RECORDS FOR THE TASK
****

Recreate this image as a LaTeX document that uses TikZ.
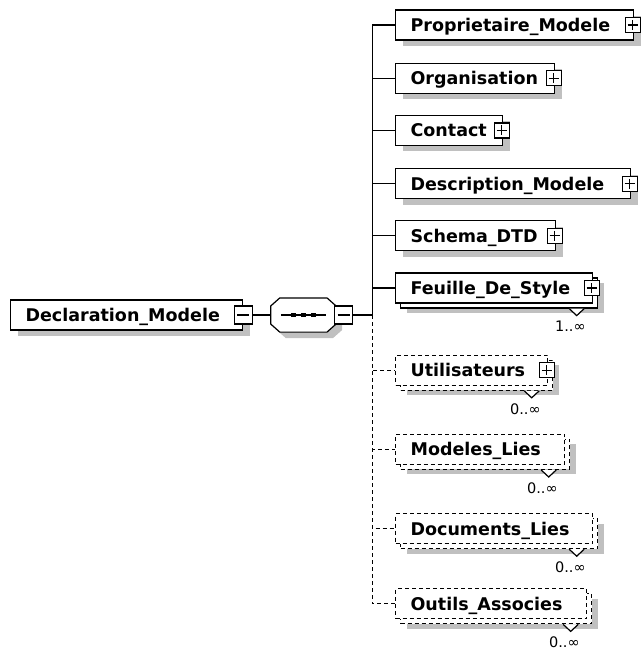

****

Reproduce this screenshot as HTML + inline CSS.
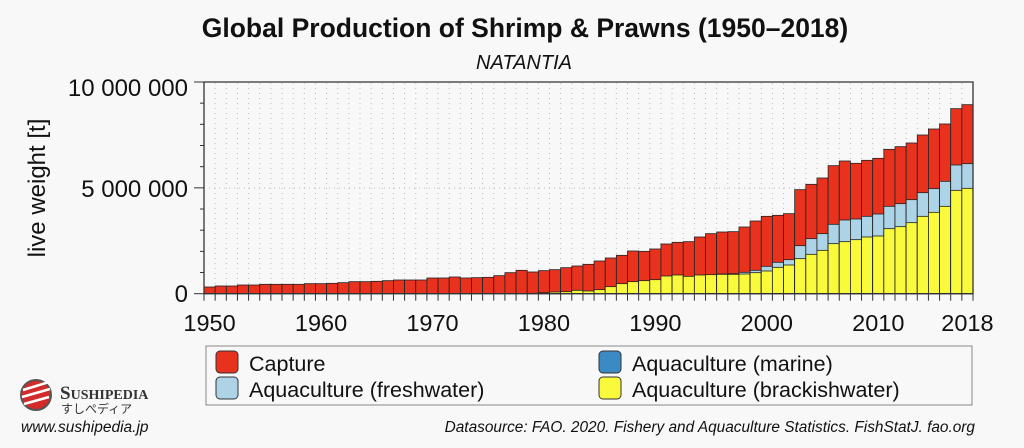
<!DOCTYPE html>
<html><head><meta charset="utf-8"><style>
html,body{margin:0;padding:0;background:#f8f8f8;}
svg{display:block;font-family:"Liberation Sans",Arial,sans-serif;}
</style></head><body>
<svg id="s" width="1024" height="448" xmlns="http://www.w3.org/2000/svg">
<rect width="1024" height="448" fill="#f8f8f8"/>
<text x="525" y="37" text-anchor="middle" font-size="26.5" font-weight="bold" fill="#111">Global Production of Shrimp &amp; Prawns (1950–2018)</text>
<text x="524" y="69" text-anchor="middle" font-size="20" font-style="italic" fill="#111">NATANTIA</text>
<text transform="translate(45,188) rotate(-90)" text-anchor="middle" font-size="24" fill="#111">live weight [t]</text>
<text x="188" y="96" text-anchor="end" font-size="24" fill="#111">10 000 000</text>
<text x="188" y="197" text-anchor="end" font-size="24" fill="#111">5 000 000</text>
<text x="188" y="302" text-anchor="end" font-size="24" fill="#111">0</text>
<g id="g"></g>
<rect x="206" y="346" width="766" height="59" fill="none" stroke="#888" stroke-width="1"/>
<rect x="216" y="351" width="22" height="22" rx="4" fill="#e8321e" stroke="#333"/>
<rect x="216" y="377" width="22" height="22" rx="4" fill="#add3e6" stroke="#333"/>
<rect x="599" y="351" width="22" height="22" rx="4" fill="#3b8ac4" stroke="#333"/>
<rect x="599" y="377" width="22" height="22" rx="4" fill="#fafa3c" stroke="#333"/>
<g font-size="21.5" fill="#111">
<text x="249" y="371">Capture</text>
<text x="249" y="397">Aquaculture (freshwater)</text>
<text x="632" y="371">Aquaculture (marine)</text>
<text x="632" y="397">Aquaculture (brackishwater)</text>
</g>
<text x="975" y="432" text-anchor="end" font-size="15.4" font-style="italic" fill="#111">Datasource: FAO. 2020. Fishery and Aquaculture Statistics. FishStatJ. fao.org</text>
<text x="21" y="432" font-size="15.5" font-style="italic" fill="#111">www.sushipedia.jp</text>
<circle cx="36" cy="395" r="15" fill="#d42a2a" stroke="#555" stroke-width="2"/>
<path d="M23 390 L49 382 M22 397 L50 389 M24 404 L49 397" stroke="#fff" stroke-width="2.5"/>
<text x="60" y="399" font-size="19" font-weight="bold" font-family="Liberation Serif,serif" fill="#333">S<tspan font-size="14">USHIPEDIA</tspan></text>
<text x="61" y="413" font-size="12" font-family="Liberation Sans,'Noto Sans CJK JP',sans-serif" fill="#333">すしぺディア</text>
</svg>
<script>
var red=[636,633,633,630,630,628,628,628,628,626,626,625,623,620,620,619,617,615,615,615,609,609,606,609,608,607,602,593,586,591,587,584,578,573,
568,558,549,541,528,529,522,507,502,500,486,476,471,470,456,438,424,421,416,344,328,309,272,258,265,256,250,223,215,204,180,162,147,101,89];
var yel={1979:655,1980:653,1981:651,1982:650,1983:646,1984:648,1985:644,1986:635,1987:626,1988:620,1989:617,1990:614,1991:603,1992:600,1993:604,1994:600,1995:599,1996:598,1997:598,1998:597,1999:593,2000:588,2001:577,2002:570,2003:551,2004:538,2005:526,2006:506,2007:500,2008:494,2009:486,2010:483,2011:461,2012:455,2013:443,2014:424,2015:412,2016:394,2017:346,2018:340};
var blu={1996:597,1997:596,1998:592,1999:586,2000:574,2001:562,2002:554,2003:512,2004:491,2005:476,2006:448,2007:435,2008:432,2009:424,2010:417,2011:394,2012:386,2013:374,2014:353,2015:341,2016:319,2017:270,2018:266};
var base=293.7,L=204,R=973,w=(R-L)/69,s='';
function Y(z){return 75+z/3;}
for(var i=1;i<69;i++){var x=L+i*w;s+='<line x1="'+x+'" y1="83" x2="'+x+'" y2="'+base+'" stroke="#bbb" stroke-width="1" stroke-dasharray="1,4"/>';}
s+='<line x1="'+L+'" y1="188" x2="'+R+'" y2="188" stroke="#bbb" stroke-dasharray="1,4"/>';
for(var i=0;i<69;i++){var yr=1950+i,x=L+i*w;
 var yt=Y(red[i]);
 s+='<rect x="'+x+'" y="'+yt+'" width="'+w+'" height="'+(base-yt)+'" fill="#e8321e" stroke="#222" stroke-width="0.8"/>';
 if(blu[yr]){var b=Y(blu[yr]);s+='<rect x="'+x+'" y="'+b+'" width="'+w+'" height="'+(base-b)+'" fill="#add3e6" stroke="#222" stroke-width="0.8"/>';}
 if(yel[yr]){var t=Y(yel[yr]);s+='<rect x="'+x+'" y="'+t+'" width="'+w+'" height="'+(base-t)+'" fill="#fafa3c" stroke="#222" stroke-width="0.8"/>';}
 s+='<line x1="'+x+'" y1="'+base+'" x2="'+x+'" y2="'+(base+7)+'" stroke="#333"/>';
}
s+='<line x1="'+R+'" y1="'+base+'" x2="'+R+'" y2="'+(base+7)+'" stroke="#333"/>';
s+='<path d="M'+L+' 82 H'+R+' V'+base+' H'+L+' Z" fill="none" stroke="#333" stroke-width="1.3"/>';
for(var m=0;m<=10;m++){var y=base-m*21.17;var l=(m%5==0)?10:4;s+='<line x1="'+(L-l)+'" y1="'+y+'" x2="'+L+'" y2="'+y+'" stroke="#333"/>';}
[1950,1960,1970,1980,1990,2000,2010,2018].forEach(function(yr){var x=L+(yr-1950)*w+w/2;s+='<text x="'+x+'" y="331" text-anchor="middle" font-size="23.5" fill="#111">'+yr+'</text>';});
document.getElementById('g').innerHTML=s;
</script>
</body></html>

****

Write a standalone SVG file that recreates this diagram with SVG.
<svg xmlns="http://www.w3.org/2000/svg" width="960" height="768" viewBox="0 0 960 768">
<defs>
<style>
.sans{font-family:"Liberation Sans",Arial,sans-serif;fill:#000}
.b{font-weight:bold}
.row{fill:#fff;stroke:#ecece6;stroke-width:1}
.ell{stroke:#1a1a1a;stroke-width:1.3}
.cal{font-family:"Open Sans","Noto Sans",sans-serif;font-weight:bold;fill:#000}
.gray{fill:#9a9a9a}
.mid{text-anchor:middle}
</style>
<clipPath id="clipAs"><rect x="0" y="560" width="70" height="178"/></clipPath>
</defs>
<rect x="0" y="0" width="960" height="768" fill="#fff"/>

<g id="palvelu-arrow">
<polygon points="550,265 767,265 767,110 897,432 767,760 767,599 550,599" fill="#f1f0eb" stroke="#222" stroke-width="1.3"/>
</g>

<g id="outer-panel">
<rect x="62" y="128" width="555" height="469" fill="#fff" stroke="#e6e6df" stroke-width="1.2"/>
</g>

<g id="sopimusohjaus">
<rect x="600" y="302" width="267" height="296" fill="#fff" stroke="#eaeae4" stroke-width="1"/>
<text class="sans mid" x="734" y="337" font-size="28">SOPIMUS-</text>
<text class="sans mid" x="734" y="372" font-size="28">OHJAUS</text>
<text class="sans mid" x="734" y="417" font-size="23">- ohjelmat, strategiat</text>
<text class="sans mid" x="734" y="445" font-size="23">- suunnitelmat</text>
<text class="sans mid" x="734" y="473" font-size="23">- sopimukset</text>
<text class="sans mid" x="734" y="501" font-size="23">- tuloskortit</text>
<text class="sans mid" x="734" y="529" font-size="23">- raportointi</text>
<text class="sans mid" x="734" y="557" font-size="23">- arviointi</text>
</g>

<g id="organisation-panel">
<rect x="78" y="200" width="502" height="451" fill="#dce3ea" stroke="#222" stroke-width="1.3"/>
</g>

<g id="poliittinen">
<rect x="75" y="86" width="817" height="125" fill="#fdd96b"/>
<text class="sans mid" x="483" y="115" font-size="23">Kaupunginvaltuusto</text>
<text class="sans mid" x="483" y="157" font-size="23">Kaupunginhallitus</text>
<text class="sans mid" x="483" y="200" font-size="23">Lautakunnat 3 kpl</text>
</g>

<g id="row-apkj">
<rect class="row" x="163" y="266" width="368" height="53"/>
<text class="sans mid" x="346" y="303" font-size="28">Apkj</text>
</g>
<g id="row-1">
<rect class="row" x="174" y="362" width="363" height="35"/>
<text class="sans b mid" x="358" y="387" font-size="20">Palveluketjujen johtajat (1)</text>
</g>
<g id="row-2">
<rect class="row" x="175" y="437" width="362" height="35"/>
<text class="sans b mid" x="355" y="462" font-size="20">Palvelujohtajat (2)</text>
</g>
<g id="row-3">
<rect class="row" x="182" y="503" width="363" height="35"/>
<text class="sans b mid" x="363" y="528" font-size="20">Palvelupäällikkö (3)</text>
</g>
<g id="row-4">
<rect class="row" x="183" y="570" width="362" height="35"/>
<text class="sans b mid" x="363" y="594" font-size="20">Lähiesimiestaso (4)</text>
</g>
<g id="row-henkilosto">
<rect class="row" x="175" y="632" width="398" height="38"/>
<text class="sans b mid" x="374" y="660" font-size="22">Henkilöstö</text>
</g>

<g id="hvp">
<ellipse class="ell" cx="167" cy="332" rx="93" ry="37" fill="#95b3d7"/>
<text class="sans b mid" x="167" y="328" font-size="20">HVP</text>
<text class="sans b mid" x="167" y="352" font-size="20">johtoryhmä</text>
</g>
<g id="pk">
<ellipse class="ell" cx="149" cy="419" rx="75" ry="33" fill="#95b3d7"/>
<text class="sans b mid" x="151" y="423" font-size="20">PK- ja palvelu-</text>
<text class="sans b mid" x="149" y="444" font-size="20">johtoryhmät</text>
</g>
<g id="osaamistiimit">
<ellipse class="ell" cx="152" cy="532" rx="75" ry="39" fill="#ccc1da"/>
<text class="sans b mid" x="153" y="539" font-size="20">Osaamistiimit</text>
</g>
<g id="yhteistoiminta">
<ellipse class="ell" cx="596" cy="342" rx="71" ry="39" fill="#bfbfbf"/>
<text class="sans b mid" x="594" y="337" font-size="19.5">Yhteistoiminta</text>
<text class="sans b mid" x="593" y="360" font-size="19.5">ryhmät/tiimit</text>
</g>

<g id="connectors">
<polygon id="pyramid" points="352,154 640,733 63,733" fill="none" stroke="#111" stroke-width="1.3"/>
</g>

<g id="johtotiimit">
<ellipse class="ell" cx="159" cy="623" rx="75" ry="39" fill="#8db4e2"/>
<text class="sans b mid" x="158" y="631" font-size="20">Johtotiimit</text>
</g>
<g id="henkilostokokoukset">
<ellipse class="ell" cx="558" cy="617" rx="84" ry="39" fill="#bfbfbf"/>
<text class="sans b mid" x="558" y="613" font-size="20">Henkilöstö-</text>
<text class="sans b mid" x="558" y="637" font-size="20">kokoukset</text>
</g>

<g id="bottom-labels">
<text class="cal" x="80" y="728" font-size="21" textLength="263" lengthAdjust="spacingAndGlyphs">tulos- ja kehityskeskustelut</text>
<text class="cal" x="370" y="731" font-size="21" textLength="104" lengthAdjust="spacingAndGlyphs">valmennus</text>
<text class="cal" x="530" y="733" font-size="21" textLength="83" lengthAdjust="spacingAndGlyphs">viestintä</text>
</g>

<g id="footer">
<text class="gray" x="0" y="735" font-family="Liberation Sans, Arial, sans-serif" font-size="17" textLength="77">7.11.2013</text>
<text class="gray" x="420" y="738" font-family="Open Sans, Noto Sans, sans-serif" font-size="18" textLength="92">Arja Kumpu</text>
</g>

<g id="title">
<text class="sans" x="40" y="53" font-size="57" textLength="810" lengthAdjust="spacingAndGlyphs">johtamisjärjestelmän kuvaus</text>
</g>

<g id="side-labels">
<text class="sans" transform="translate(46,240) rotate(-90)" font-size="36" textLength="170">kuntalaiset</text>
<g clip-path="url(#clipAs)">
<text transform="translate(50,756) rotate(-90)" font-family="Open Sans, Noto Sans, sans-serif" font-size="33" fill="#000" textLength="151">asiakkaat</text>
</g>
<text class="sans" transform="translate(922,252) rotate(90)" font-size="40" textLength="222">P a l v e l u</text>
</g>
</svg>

****

TASK INSTRUCTIONS
Report back each line of the entries that holds the string "this".

SOLUTION
Recreate this image as a LaTeX document that uses TikZ.
Reproduce this screenshot as HTML + inline CSS.
Write a standalone SVG file that recreates this diagram with SVG.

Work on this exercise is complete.